Type 2 – Skin that almost always burns and tans minimally. People with this skin type have white skin and may have blond, red or brown hair and blue, green or hazel eyes.
Type 3 – Skin sometimes burns and sometimes tans in the sun. Usually tans gradually to light brown. People with this skin type have white to olive skin.
Type 4 – Skin that tends to tan easily and is less likely to burn. Usually tans well to moderately brown. People with this skin type may have olive or light brown skin, dark brown hair and dark eyes.
Type 5 – Skin that tans easily and rarely burns. This skin type tans profusely to dark.
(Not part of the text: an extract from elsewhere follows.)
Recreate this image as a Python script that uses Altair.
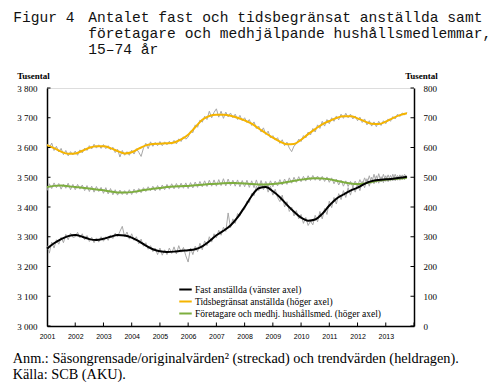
import altair as alt
import pandas as pd

# ---------------- data ----------------
series_names = [
    "Fast anställda (vänster axel)",
    "Tidsbegränsat anställda (höger axel)",
    "Företagare och medhj. hushållsmed. (höger axel)",
]
series_colors = ["#000000", "#F5B400", "#7DAE3E"]

year_ticks = list(range(2001, 2014))
left_ticks = [3000, 3100, 3200, 3300, 3400, 3500, 3600, 3700, 3800]
right_ticks = [0, 100, 200, 300, 400, 500, 600, 700, 800]

# monthly seasonally adjusted/original values, Jan 2001 - Oct 2013
raw_fast = [
    3270, 3245, 3282, 3262, 3290, 3275, 3298, 3280, 3308, 3290, 3312, 3298,
    3300, 3315, 3296, 3310, 3290, 3304, 3284, 3298, 3280, 3296, 3282, 3300,
    3285, 3300, 3288, 3306, 3294, 3312, 3300, 3318, 3335, 3300, 3316, 3292,
    3310, 3288, 3300, 3276, 3292, 3268, 3280, 3258, 3270, 3250, 3262, 3240,
    3262, 3238, 3256, 3240, 3262, 3244, 3266, 3242, 3270, 3248, 3264, 3236,
    3215, 3262, 3240, 3268, 3250, 3278, 3256, 3286, 3270, 3300, 3282, 3310,
    3296, 3322, 3305, 3332, 3318, 3380, 3330, 3360, 3345, 3378, 3370, 3392,
    3392, 3420, 3415, 3446, 3438, 3470, 3455, 3480, 3458, 3478, 3450, 3470,
    3440, 3460, 3432, 3418, 3440, 3400, 3418, 3385, 3400, 3370, 3388, 3360,
    3375, 3345, 3365, 3338, 3352, 3340, 3372, 3350, 3385, 3360, 3395, 3375,
    3420, 3398, 3432, 3410, 3445, 3425, 3455, 3432, 3465, 3440, 3470, 3450,
    3478, 3455, 3486, 3465, 3495, 3470, 3500, 3478, 3505, 3480, 3502, 3482,
    3505, 3485, 3506, 3488, 3510, 3490, 3508, 3492, 3510, 3500,
]
raw_tids = [
    612, 598, 615, 590, 604, 585, 597, 576, 590, 572, 586, 575,
    588, 574, 592, 582, 598, 590, 606, 595, 611, 598, 609, 597,
    610, 596, 606, 592, 601, 583, 594, 568, 590, 574, 586, 574,
    591, 578, 596, 584, 570, 598, 614, 596, 619, 604, 617, 606,
    620, 606, 619, 609, 621, 611, 624, 612, 629, 620, 636, 628,
    635, 655, 650, 676, 668, 692, 685, 705, 694, 722, 700, 718,
    730, 702, 722, 698, 719, 703, 716, 700, 712, 694, 708, 690,
    700, 684, 694, 674, 686, 664, 672, 652, 666, 644, 655, 632,
    640, 625, 633, 614, 626, 606, 618, 598, 586, 605, 612, 628,
    620, 640, 632, 652, 642, 664, 652, 676, 664, 688, 672, 694,
    680, 700, 688, 706, 693, 712, 698, 715, 700, 712, 696, 706,
    690, 702, 684, 696, 676, 690, 672, 686, 670, 688, 674, 690,
    680, 696, 688, 704, 696, 712, 704, 716, 710, 718,
]
raw_fore = [
    455, 478, 462, 481, 465, 479, 460, 477, 463, 480, 458, 476,
    458, 476, 460, 474, 455, 472, 452, 470, 450, 469, 452, 466,
    446, 465, 444, 462, 441, 458, 440, 457, 442, 455, 441, 458,
    442, 460, 446, 462, 448, 465, 452, 468, 455, 470, 454, 472,
    456, 474, 458, 476, 460, 478, 461, 479, 462, 480, 463, 481,
    462, 482, 464, 484, 466, 486, 468, 488, 469, 490, 470, 491,
    470, 492, 472, 495, 471, 494, 472, 490, 470, 491, 468, 489,
    468, 490, 466, 488, 465, 491, 466, 489, 465, 486, 467, 488,
    468, 487, 471, 492, 474, 494, 476, 498, 480, 500, 483, 502,
    485, 503, 487, 505, 489, 506, 490, 504, 488, 503, 486, 501,
    483, 498, 478, 494, 474, 490, 470, 488, 469, 486, 468, 487,
    470, 492, 474, 498, 478, 505, 480, 510, 482, 512, 484, 510,
    486, 508, 487, 510, 488, 506, 490, 508, 492, 504,
]

# quarterly trend values, 2001 Q1 - 2013 Q4
trend_fast = [
    3260, 3278, 3292, 3302, 3306, 3300, 3292, 3289, 3293, 3300, 3306, 3304,
    3297, 3285, 3270, 3258, 3251, 3249, 3250, 3253, 3255, 3258, 3268, 3285,
    3305, 3320, 3338, 3365, 3400, 3437, 3463, 3467, 3453, 3433, 3407, 3384,
    3364, 3354, 3358, 3377, 3405, 3428, 3442, 3455, 3465, 3478, 3487, 3491,
    3493, 3495, 3498, 3502,
]
trend_tids = [
    608, 598, 586, 579, 580, 589, 599, 604, 604, 598, 588, 580,
    584, 596, 607, 612, 613, 614, 617, 627, 643, 668, 693, 706,
    710, 710, 707, 700, 691, 680, 664, 648, 633, 620, 611, 612,
    626, 645, 662, 678, 689, 699, 705, 705, 698, 688, 680, 679,
    687, 699, 709, 715,
]
trend_fore = [
    467, 471, 472, 470, 467, 465, 462, 459, 456, 452, 449, 449,
    450, 454, 458, 461, 464, 467, 469, 470, 471, 473, 475, 477,
    478, 480, 481, 480, 479, 477, 476, 476, 477, 480, 484, 488,
    492, 495, 497, 496, 493, 488, 483, 479, 477, 479, 484, 489,
    492, 494, 496, 498,
]

title_fig = "Figur 4"
title_lines = [
    "Antalet fast och tidsbegränsat anställda samt",
    "företagare och medhjälpande hushållsmedlemmar,",
    "15–74 år",
]
note_lines = [
    "Anm.: Säsongrensade/originalvärden² (streckad) och trendvärden (heldragen).",
    "Källa: SCB (AKU).",
]
axis_title = "Tusental"

# ---------------- tables ----------------
months = [2001 + i / 12 for i in range(len(raw_fast))]
quarters = [2001 + i / 4 for i in range(len(trend_fast))]

raw_left_df = pd.DataFrame({"t": months, "v": raw_fast, "serie": series_names[0]})
raw_right_df = pd.concat([
    pd.DataFrame({"t": months, "v": raw_tids, "serie": series_names[1]}),
    pd.DataFrame({"t": months, "v": raw_fore, "serie": series_names[2]}),
])
trend_left_df = pd.DataFrame({"t": quarters, "v": trend_fast, "serie": series_names[0]})
trend_right_df = pd.concat([
    pd.DataFrame({"t": quarters, "v": trend_tids, "serie": series_names[1]}),
    pd.DataFrame({"t": quarters, "v": trend_fore, "serie": series_names[2]}),
])

SERIF = "Liberation Serif"
W, H = 367, 238

x_enc = alt.X(
    "t:Q",
    scale=alt.Scale(domain=[2001, 2014], nice=False, zero=False),
    axis=alt.Axis(
        values=year_ticks, format="d", title=None, grid=False,
        ticks=False, tickSize=0, labelPadding=6,
        labelFont="Liberation Sans", labelFontSize=7, labelColor="#000",
        domainColor="#000", domainWidth=1.5, labelFlush=False,
    ),
)

left_scale = alt.Scale(domain=[3000, 3800], nice=False, zero=False)
right_scale = alt.Scale(domain=[0, 800], nice=False, zero=False)

num_expr = "replace(format(datum.value, ','), ',', ' ')"

left_axis = alt.Axis(
    orient="left", values=left_ticks, grid=False, ticks=False, tickSize=0,
    labelPadding=10, labelFont=SERIF, labelFontSize=9, labelColor="#000",
    labelExpr=num_expr, domainColor="#000", domainWidth=1.5,
    title=axis_title, titleAngle=0, titleX=-14, titleY=-10,
    titleAlign="center", titleBaseline="alphabetic", titleFont=SERIF,
    titleFontSize=9, titleFontWeight="bold", titleColor="#000",
)
right_axis = alt.Axis(
    orient="right", values=right_ticks, grid=False, ticks=False, tickSize=0,
    labelPadding=9, labelFont=SERIF, labelFontSize=9, labelColor="#000",
    domainColor="#000", domainWidth=1.5,
    title=axis_title, titleAngle=0, titleX=7, titleY=-10,
    titleAlign="center", titleBaseline="alphabetic", titleFont=SERIF,
    titleFontSize=9, titleFontWeight="bold", titleColor="#000",
)

color_enc = alt.Color(
    "serie:N",
    scale=alt.Scale(domain=series_names, range=series_colors),
    legend=alt.Legend(
        title=None, orient="none", legendX=131, legendY=194,
        symbolType="stroke", symbolSize=156, symbolStrokeWidth=2,
        labelFont=SERIF, labelFontSize=9.5, labelColor="#000",
        labelOffset=2, rowPadding=0, padding=0, labelLimit=400,
    ),
    sort=series_names,
)

GRAY = "#a8a8a8"

raw_right = alt.Chart(raw_right_df).mark_line(strokeWidth=1, color=GRAY).encode(
    x=x_enc, y=alt.Y("v:Q", scale=right_scale, axis=None), detail="serie:N"
)
raw_left = alt.Chart(raw_left_df).mark_line(strokeWidth=1, color=GRAY).encode(
    x=x_enc, y=alt.Y("v:Q", scale=left_scale, axis=left_axis), detail="serie:N"
)
trend_right = alt.Chart(trend_right_df).mark_line(strokeWidth=2, interpolate="monotone").encode(
    x=x_enc, y=alt.Y("v:Q", scale=right_scale, axis=right_axis), color=color_enc
)
trend_left = alt.Chart(trend_left_df).mark_line(strokeWidth=2, interpolate="monotone").encode(
    x=x_enc, y=alt.Y("v:Q", scale=left_scale, axis=None), color=color_enc
)

# inward tick marks
xt = alt.Chart(pd.DataFrame({"t": year_ticks[1:] + [2014]})).mark_rule(color="#000", strokeWidth=1).encode(
    x=x_enc, y=alt.value(H), y2=alt.value(H - 3.5)
)
lt = alt.Chart(pd.DataFrame({"v": left_ticks})).mark_rule(color="#000", strokeWidth=1).encode(
    y=alt.Y("v:Q", scale=left_scale, axis=None), x=alt.value(0), x2=alt.value(3.5)
)
rt = alt.Chart(pd.DataFrame({"v": right_ticks})).mark_rule(color="#000", strokeWidth=1).encode(
    y=alt.Y("v:Q", scale=right_scale, axis=None), x=alt.value(W - 3.5), x2=alt.value(W)
)

one = pd.DataFrame({"k": [0]})
fig_txt = alt.Chart(one).mark_text(
    font="Liberation Mono", fontSize=14.6, align="left", baseline="alphabetic", color="#111"
).encode(x=alt.value(-33.7), y=alt.value(-66.5), text=alt.value(title_fig))
title_txt = alt.Chart(one).mark_text(
    font="Liberation Mono", fontSize=14.6, align="left", baseline="alphabetic",
    lineHeight=16.2, color="#111"
).encode(x=alt.value(41.3), y=alt.value(-66.5), text=alt.value(title_lines))
note_txt = alt.Chart(one).mark_text(
    font=SERIF, fontSize=14.3, align="left", baseline="alphabetic",
    lineHeight=16, color="#000"
).encode(x=alt.value(-34.3), y=alt.value(274.5), text=alt.value(note_lines))

chart = alt.layer(
    raw_right, raw_left, trend_right, trend_left, xt, lt, rt, fig_txt, title_txt, note_txt
).resolve_scale(y="independent").properties(
    width=W, height=H,
    autosize=alt.AutoSizeParams(type="none"),
    padding={"left": 39, "top": 80, "right": 79, "bottom": 56},
).configure_view(stroke=None).configure(background="white")

chart.save("out.html", embed_options={"renderer": "svg", "actions": False})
People with this skin type have dark brown skin.
Type 6 - Dark skin that is deeply pigmented and doesn’t burn. This skin type is the least sensitive to the sun. People with this skin type have very dark brown/black skin or deeply pigmented skin.
People with skin types 1, 2 and 3 are at higher risk of developing skin cancer than those with skin types 4, 5 and 6. However, no one is immune to the damage that can be caused by ultraviolet radiation. It is true that people with darker skin get fewer skin cancers than people with fair skin, but people of all colors can get skin cancer. It is important for everyone to protect themselves by seeking shade between the hours of 1:00 a.m. and 4 p.m., wearing sun protective clothing, using a sunscreen with an SPF of at least 15 and avoiding the use of tanning beds and sunlamps.